Mangroves, marshes*, and shorelands.
Lands with a slope of 18% or over (under Department Administrative Order No. 2000-45*).
These lands are preserved for public use, ecological balance, and national patrimony and are generally beyond the commerce of man.
IX. Jurisprudential Evolution and Key Doctrines
Regalian Doctrine*: The foundational principle that all lands and natural resources belong to the State, and private ownership arises only through state grant or concession.
Heirs of Malabanan v. Republic (2009): Reiterated that possession prior to the land’s classification as alienable and disposable is inconsequential. The reckoning point for possession under Section 48(b) is June 12, 1945, but the land must have been classified as alienable and disposable on or before that date for such possession to be relevant. If classified later, possession must be computed from that later date, making confirmation under Section 48(b)* impossible.
Republic v. T.A.N. Properties (2008): Established the stringent requirement for proving classification: a CENRO or PENRO certification and* a copy of the original LC Map.
Republic v. Vega (2015): Clarified that the rule requiring both certification and LC Map applies specifically to applications for judicial confirmation of imperfect title. In criminal cases for estafa or similar, a CENRO certification alone may suffice for the prosecution’s prima facie* case.
X. Conclusion
The concept of “alienable and disposable” lands is the essential gateway from public dominion to private ownership.
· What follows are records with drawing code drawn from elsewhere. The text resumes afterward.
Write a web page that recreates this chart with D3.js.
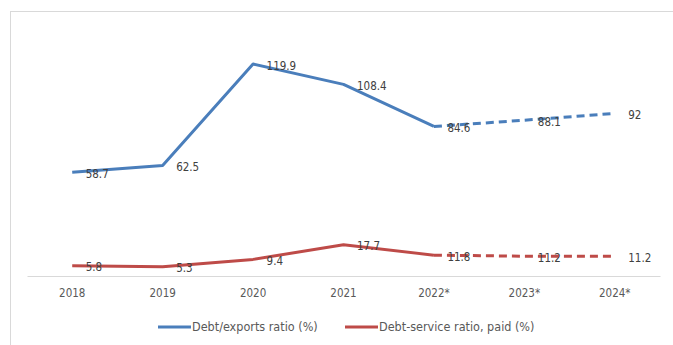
<!DOCTYPE html>
<html>
<head>
<meta charset="utf-8">
<script src="https://cdn.jsdelivr.net/npm/d3@7/dist/d3.min.js"></script>
<style>
  html, body { margin: 0; padding: 0; background: #fff; }
  svg { display: block; }
  text { font-family: "DejaVu Sans Condensed", "Liberation Sans Narrow", sans-serif; }
</style>
</head>
<body>
<svg id="chart" width="673" height="345"></svg>
<script>
// Years on the category axis (starred years are projections)
const years = ["2018", "2019", "2020", "2021", "2022*", "2023*", "2024*"];
// Debt/exports ratio (%)
const debtExports = [58.7, 62.5, 119.9, 108.4, 84.6, 88.1, 92];
// Debt-service ratio, paid (%)
const debtService = [5.8, 5.3, 9.4, 17.7, 11.8, 11.2, 11.2];
// Index of the first projected year: lines are dashed from here on
const projectionStart = 4;

const seriesNames = ["Debt/exports ratio (%)", "Debt-service ratio, paid (%)"];
const seriesColors = ["#4a7ebb", "#be4b48"];

const svg = d3.select("#chart");

// Outer frame
svg.append("rect")
  .attr("x", 10.5).attr("y", 11.5)
  .attr("width", 700).attr("height", 400)
  .attr("fill", "none").attr("stroke", "#d9d9d9").attr("stroke-width", 1);

const x = d3.scaleBand().domain(years).range([27, 660]);
const y = d3.scaleLinear().domain([0, 140]).range([276, 28.5]);
const cx = d => x(d) + x.bandwidth() / 2;

// Category axis
const xAxis = d3.axisBottom(x).tickSize(0).tickPadding(13);
const gx = svg.append("g").attr("transform", "translate(0,276)").call(xAxis);
gx.select(".domain").attr("stroke", "#d9d9d9").attr("stroke-width", 1);
gx.selectAll("text")
  .attr("fill", "#595959")
  .style("font-size", "11.5px")
  .style("font-family", "'DejaVu Sans Condensed', sans-serif");

const line = d3.line().x(d => cx(d.year)).y(d => y(d.value));

[debtExports, debtService].forEach((vals, i) => {
  const pts = years.map((yr, j) => ({ year: yr, value: vals[j] }));
  const g = svg.append("g");
  g.append("path")
    .datum(pts.slice(0, projectionStart + 1))
    .attr("d", line)
    .attr("fill", "none")
    .attr("stroke", seriesColors[i])
    .attr("stroke-width", 3)
    .attr("stroke-linejoin", "round");
  g.append("path")
    .datum(pts.slice(projectionStart))
    .attr("d", line)
    .attr("fill", "none")
    .attr("stroke", seriesColors[i])
    .attr("stroke-width", 3)
    .attr("stroke-dasharray", "8,5");
  // Value labels to the right of each point
  g.selectAll("text")
    .data(pts)
    .join("text")
    .attr("x", d => cx(d.year) + 13.5)
    .attr("y", d => y(d.value) + 1.5)
    .attr("dy", "0.35em")
    .attr("fill", "#404040")
    .style("font-size", "11.5px")
    .text(d => d.value);
});

// Legend
const legend = svg.append("g").attr("transform", "translate(0,327)");
const legendX = [158, 345];
seriesNames.forEach((name, i) => {
  legend.append("line")
    .attr("x1", legendX[i]).attr("x2", legendX[i] + 33)
    .attr("y1", 0).attr("y2", 0)
    .attr("stroke", seriesColors[i]).attr("stroke-width", 3);
  legend.append("text")
    .attr("x", legendX[i] + 34)
    .attr("y", 0)
    .attr("dy", "0.35em")
    .attr("fill", "#595959")
    .style("font-size", "12.5px")
    .text(name);
});
</script>
</body>
</html>
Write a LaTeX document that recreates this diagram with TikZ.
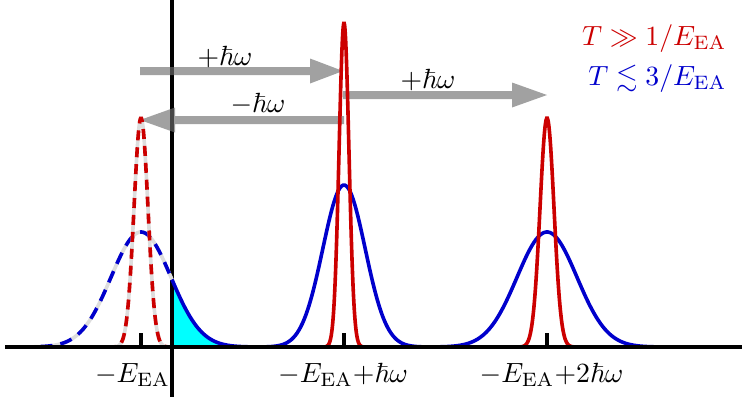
\documentclass[tikz,border=0pt]{standalone}
\usepackage{amssymb}
\usetikzlibrary{calc}
\definecolor{cred}{RGB}{204,0,0}
\definecolor{cblue}{RGB}{0,0,204}
\definecolor{ccyan}{RGB}{0,255,255}
\definecolor{gapgray}{RGB}{221,221,221}
\definecolor{arrowgray}{RGB}{110,110,110}
\newcommand\fatarrow[3]{\fill[arrowfill] ($(#1)+(0,4)$) -- ($(#2)+(#3,4)$) -- ($(#2)+(#3,12.5)$) -- (#2) -- ($(#2)+(#3,-12.5)$) -- ($(#2)+(#3,-4)$) -- ($(#1)+(0,-4)$) -- cycle;}
\begin{document}
\begin{tikzpicture}[x=0.36pt,y=0.36pt,
  declare function={g(\t)=exp(-0.5*\t*\t);},
  curve/.style={line width=1.3pt},
  axisline/.style={line width=1.2pt,black},
  arrowfill/.style={fill=arrowgray,fill opacity=0.65},
  lbl/.style={inner sep=0pt,anchor=base}]
\useasboundingbox (0,0) rectangle (748,404);
% cyan tail
\fill[ccyan] (172,57) -- plot[domain=172:290,samples=60,smooth] (\x,{57+115*g((\x-141)/30)}) -- (290,57) -- cycle;
% vertical axis
\coordinate (vtop) at (172,404);
\coordinate (vbot) at (172,7);
\draw[axisline] (vtop) -- (vbot);
% arrows
\coordinate (a1s) at (140,333); \coordinate (a1e) at (343,333);
\coordinate (a2s) at (343,309); \coordinate (a2e) at (547,309);
\coordinate (a3s) at (344,284); \coordinate (a3e) at (140,284);
\fatarrow{a1s}{a1e}{-33}
\fatarrow{a2s}{a2e}{-35}
\fatarrow{a3s}{a3e}{35}
\node[lbl] (l1) at (225,339) {$+\hbar\omega$};
\node[lbl] (l2) at (428,316) {$+\hbar\omega$};
\node[lbl] (l3) at (258,292) {$-\hbar\omega$};
% left (dashed) peaks
\draw[curve,gapgray] plot[domain=20:172,samples=80,smooth] (\x,{57+115*g((\x-141)/30)});
\draw[curve,cblue,dash pattern=on 4.4pt off 2.9pt] plot[domain=20:172,samples=80,smooth] (\x,{57+115*g((\x-141)/30)});
\draw[curve,gapgray] plot[domain=106:176,samples=90,smooth] (\x,{57+229*g((\x-141)/7)});
\draw[curve,cred,dash pattern=on 3.6pt off 2.5pt] plot[domain=106:176,samples=90,smooth] (\x,{57+229*g((\x-141)/7)});
\draw[curve,cblue] plot[domain=172:290,samples=60,smooth] (\x,{57+115*g((\x-141)/30)});
% centre peaks
\draw[curve,cblue] plot[domain=234:454,samples=120,smooth] (\x,{57+162*g((\x-344)/21.2)});
\draw[curve,cred] plot[domain=319:369,samples=100,smooth] (\x,{57+324*g((\x-344)/4.95)});
% right peaks
\draw[curve,cblue] plot[domain=397:697,samples=150,smooth] (\x,{57+115*g((\x-547)/30)});
\draw[curve,cred] plot[domain=512:582,samples=100,smooth] (\x,{57+229*g((\x-547)/7)});
% horizontal axis
\coordinate (hl) at (5,57);
\coordinate (hr) at (742,57);
\draw[axisline] (hl) -- (hr);
% ticks
\coordinate (t1) at (141,57); \coordinate (t2) at (344,57); \coordinate (t3) at (547,57);
\foreach \t in {t1,t2,t3} \draw[line width=1.1pt] (\t) -- ++(0,14);
% axis labels
\node[lbl] (x1) at (132.5,22) {$-E_{\mathrm{EA}}$};
\node[lbl] (x2) at (343,22) {$-E_{\mathrm{EA}}{+}\hbar\omega$};
\node[lbl] (x3) at (551.5,22) {$-E_{\mathrm{EA}}{+}2\hbar\omega$};
% legend
\node[inner sep=0pt,anchor=base east,text=cred] (leg1) at (727,359) {$T\gg 1/E_{\mathrm{EA}}$};
\node[inner sep=0pt,anchor=base east,text=cblue] (leg2) at (727,319) {$T\lesssim 3/E_{\mathrm{EA}}$};
\end{tikzpicture}
\end{document}
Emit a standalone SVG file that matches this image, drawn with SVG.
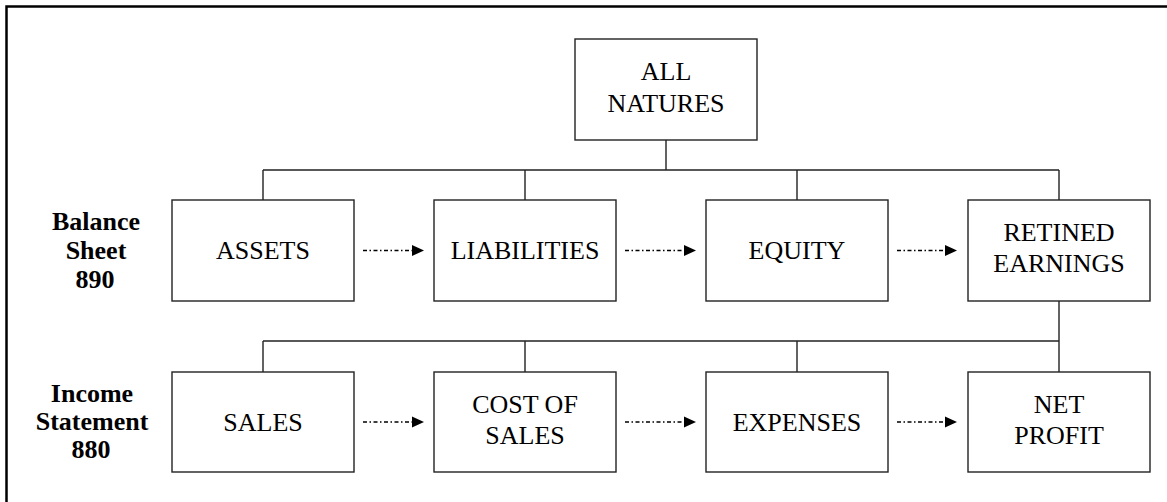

It is a legal status conferred solely by the executive branch, requiring strict evidentiary proof. Any attempt to acquire title to land of the public domain—whether through judicial confirmation, patent, or sale—must first overcome this fundamental prerequisite. The jurisprudence underscores a strict application of this rule to safeguard the state’s patrimony, prevent illegal encroachment into forest and protected lands, and ensure that only lands legitimately classified for private disposition are titled. Legal practitioners must meticulously verify the alienable and disposable status with the requisite DENR certifications and maps before pursuing any land claim.